• [To be done] Set down exactly the lines from the one with "Convert this diagram to TikZ code." to the one with "(0,0) rectangle (1102,830);", both included, and no line outside that range.

• [Data for this task]
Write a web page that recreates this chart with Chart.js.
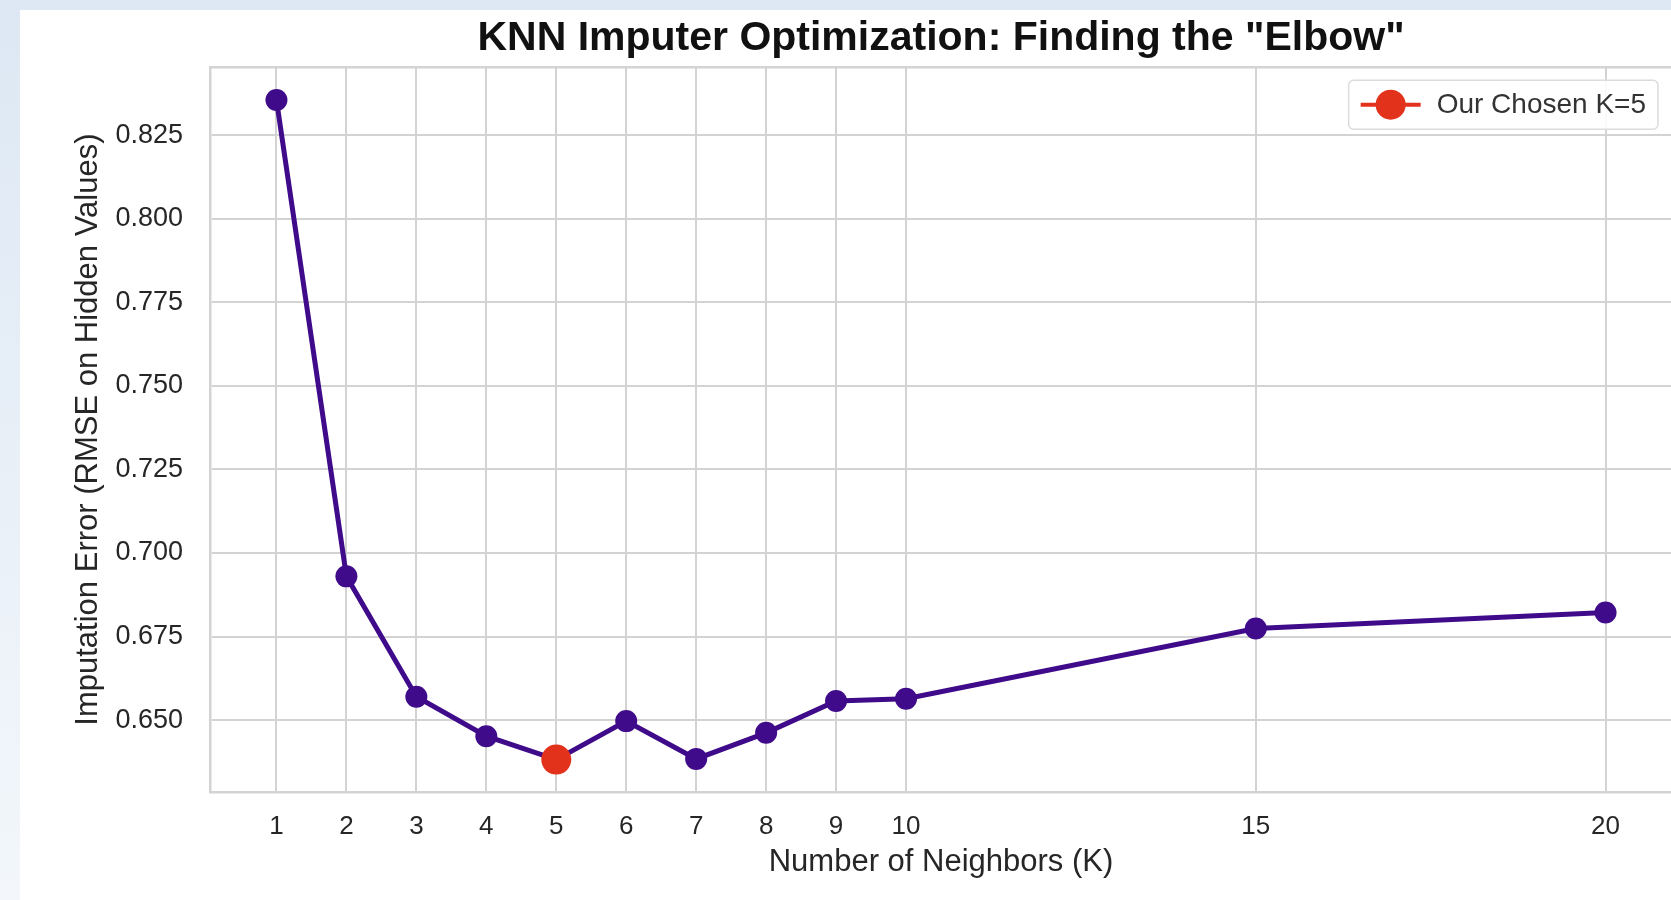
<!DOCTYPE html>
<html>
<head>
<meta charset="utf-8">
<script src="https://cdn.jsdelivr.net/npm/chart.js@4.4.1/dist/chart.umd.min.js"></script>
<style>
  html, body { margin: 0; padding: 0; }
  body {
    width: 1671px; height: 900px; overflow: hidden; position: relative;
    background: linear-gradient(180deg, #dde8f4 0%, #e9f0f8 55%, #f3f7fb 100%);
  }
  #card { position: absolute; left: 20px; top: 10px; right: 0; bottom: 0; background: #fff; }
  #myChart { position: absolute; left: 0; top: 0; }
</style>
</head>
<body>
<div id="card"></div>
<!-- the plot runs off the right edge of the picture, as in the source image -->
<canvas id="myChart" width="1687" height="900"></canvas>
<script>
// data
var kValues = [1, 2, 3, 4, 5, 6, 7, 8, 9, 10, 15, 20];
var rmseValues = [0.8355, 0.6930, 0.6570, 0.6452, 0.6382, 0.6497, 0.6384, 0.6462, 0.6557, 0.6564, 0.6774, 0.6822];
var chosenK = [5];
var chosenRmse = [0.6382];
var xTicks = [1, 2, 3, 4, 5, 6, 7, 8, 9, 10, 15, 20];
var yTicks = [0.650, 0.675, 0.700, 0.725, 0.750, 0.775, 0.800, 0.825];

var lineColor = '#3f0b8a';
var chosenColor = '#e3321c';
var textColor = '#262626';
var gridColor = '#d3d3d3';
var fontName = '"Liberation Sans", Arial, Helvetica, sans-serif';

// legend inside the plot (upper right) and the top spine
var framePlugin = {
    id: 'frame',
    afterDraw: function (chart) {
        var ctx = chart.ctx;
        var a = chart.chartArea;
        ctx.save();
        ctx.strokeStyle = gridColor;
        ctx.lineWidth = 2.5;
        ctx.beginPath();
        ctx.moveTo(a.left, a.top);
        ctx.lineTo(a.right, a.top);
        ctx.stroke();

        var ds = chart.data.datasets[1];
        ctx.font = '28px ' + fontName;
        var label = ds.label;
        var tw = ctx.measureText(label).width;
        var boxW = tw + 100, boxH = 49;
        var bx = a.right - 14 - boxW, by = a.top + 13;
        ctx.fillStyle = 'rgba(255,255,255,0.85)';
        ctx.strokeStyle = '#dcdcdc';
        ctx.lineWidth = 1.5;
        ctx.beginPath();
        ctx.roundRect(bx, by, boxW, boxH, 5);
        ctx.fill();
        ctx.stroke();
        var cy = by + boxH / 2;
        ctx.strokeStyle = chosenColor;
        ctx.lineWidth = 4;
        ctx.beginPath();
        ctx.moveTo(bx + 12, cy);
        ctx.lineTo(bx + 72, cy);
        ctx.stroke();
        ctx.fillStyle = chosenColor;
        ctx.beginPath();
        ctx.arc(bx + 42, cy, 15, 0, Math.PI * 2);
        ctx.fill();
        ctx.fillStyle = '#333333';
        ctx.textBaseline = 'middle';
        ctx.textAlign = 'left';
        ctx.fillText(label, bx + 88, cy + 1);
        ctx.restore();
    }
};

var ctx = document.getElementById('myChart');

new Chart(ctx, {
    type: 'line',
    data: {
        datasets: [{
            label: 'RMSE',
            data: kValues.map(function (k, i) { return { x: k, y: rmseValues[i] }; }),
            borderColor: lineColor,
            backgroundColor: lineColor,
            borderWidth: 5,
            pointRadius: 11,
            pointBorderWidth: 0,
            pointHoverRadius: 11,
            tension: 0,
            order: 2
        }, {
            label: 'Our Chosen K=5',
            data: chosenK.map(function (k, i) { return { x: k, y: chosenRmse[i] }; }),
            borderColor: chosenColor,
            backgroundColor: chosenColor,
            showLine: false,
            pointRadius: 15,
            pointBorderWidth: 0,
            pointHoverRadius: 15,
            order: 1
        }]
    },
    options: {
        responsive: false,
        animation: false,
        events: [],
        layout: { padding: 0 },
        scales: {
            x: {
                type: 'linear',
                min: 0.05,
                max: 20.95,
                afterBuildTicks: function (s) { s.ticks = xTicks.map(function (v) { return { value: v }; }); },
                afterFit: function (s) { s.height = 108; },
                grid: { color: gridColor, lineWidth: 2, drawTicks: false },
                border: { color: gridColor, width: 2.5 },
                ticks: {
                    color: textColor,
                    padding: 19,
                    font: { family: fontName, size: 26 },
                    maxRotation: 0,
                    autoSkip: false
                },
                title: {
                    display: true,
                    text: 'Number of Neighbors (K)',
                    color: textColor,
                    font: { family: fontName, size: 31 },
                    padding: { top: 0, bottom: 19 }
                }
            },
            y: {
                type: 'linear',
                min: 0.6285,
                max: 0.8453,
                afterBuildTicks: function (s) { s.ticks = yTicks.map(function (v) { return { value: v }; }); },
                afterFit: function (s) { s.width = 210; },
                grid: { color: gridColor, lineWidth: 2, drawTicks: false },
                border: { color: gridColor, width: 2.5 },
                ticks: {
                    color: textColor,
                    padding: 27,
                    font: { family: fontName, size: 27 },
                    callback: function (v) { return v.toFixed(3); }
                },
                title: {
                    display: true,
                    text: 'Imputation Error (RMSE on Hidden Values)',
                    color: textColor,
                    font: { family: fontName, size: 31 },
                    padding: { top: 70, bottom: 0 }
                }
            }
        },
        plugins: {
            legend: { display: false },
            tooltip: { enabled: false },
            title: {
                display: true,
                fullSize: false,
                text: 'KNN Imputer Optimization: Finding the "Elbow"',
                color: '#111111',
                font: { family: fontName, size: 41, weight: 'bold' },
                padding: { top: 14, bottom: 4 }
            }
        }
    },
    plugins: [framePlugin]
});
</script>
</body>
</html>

...

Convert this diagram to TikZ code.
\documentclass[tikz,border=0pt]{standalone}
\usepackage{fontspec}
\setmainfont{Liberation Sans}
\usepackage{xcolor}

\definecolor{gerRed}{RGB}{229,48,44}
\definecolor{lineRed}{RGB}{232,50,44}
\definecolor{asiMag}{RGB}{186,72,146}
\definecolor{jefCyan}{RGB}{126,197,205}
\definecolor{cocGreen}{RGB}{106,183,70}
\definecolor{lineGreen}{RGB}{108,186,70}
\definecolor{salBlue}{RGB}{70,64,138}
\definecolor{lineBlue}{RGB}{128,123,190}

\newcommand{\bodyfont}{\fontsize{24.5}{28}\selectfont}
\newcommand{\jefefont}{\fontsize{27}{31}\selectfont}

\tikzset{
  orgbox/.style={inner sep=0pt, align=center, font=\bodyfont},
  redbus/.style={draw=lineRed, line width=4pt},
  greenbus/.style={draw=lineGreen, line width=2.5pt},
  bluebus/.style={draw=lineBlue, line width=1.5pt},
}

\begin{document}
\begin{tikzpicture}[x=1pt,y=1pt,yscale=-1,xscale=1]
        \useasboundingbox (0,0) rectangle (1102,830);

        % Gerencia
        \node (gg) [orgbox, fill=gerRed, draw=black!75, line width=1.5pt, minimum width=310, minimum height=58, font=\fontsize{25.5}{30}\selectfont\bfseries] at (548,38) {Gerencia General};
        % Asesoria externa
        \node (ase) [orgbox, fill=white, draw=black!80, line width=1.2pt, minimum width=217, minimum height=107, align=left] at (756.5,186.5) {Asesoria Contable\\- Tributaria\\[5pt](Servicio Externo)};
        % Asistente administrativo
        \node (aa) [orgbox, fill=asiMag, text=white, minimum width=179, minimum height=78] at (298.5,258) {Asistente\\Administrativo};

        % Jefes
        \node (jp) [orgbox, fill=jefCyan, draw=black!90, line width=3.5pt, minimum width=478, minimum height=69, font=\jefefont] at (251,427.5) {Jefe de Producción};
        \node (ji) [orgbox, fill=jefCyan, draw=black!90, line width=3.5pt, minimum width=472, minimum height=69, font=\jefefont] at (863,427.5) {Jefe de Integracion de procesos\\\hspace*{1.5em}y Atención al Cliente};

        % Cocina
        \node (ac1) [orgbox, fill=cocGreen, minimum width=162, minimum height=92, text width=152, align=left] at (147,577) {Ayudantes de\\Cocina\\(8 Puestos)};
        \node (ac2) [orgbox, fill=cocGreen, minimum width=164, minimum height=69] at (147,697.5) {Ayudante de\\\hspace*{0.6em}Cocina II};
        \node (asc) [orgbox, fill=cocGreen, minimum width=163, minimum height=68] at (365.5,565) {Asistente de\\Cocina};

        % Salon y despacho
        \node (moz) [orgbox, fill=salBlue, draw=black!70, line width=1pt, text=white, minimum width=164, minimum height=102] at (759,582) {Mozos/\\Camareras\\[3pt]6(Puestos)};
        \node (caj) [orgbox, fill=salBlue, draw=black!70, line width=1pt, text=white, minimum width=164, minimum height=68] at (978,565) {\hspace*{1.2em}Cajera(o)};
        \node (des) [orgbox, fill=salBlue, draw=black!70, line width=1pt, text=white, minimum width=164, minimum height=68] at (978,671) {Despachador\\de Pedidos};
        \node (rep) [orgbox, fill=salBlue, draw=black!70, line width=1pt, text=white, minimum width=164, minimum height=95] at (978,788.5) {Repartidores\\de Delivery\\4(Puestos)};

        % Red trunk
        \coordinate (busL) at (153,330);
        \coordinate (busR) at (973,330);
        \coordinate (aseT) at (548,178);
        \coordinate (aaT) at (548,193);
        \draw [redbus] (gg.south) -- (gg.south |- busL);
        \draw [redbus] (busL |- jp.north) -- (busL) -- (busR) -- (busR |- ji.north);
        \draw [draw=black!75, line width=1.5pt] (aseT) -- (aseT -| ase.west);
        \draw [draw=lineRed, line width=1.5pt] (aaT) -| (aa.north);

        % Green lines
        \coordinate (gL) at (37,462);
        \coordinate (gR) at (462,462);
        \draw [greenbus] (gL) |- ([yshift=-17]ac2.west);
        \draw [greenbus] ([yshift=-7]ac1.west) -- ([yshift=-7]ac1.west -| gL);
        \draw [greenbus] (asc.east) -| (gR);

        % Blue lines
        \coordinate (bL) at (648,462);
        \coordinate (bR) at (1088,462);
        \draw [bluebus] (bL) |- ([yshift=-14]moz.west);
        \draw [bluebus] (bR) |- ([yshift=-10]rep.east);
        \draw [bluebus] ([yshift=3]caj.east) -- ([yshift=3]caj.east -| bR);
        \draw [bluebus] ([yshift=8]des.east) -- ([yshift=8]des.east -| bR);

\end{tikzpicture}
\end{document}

---

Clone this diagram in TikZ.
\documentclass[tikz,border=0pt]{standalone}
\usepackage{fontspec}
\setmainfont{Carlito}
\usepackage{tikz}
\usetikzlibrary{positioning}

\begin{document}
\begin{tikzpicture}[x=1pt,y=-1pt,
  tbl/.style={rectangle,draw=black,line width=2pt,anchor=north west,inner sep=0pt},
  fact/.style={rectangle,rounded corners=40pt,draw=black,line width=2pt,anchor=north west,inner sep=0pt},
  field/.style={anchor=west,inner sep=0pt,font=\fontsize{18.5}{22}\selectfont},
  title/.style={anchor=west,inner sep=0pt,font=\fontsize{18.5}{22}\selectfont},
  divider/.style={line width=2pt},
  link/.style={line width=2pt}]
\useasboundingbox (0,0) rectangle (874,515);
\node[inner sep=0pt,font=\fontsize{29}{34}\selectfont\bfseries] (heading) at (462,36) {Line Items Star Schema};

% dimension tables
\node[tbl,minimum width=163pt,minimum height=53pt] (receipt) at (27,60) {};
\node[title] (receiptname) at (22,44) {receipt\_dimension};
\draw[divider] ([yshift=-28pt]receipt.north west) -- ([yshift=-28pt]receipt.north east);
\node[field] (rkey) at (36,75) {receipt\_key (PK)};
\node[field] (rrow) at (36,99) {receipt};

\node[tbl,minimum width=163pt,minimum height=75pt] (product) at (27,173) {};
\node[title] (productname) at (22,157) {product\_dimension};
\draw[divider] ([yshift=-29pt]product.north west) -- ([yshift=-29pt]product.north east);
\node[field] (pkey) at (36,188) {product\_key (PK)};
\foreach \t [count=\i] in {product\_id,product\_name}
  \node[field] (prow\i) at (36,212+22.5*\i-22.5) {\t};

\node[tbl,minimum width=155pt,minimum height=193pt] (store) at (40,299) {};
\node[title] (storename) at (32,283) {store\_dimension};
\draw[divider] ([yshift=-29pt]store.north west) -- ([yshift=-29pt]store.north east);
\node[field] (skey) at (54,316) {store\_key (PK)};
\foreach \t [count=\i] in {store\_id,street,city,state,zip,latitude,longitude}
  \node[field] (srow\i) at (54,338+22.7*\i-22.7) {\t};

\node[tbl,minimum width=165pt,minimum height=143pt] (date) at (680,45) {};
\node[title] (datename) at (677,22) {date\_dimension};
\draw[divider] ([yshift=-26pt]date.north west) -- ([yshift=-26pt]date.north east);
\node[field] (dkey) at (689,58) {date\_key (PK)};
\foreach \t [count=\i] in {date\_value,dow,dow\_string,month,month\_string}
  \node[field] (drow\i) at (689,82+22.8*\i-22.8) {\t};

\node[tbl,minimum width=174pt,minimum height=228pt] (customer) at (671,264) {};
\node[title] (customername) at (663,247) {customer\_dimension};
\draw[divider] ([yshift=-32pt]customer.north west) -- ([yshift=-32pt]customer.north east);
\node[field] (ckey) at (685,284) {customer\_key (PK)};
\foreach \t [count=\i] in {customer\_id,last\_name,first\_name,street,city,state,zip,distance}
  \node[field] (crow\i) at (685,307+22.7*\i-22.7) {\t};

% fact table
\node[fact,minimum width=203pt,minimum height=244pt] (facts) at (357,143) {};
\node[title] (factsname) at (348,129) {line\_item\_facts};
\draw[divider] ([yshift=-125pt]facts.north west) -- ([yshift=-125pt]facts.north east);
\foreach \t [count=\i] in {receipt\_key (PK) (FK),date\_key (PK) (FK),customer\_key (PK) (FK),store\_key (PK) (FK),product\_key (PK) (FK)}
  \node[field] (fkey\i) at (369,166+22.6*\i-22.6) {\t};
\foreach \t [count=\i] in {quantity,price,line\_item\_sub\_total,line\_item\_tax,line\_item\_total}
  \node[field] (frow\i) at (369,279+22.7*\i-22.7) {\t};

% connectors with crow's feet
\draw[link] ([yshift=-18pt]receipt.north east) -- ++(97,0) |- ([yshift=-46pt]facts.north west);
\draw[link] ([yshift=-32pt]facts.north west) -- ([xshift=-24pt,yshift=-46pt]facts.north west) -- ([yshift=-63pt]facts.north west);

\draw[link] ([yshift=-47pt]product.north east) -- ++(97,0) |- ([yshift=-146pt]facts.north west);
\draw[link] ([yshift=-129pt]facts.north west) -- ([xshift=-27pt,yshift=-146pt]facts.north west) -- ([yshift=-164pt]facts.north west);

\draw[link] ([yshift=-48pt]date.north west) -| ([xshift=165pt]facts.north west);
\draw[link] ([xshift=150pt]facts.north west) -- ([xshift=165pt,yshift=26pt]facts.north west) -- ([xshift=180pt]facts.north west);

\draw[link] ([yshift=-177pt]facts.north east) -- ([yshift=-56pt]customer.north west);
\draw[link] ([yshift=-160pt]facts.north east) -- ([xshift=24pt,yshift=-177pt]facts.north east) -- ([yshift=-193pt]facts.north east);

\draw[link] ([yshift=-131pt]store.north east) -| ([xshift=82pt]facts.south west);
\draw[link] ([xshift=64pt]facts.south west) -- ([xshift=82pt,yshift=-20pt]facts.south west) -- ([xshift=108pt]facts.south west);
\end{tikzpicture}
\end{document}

• [The response]
Convert this diagram to TikZ code.
\documentclass[tikz,border=0pt]{standalone}
\usepackage{fontspec}
\setmainfont{Liberation Sans}
\usepackage{xcolor}

\definecolor{gerRed}{RGB}{229,48,44}
\definecolor{lineRed}{RGB}{232,50,44}
\definecolor{asiMag}{RGB}{186,72,146}
\definecolor{jefCyan}{RGB}{126,197,205}
\definecolor{cocGreen}{RGB}{106,183,70}
\definecolor{lineGreen}{RGB}{108,186,70}
\definecolor{salBlue}{RGB}{70,64,138}
\definecolor{lineBlue}{RGB}{128,123,190}

\newcommand{\bodyfont}{\fontsize{24.5}{28}\selectfont}
\newcommand{\jefefont}{\fontsize{27}{31}\selectfont}

\tikzset{
  orgbox/.style={inner sep=0pt, align=center, font=\bodyfont},
  redbus/.style={draw=lineRed, line width=4pt},
  greenbus/.style={draw=lineGreen, line width=2.5pt},
  bluebus/.style={draw=lineBlue, line width=1.5pt},
}

\begin{document}
\begin{tikzpicture}[x=1pt,y=1pt,yscale=-1,xscale=1]
        \useasboundingbox (0,0) rectangle (1102,830);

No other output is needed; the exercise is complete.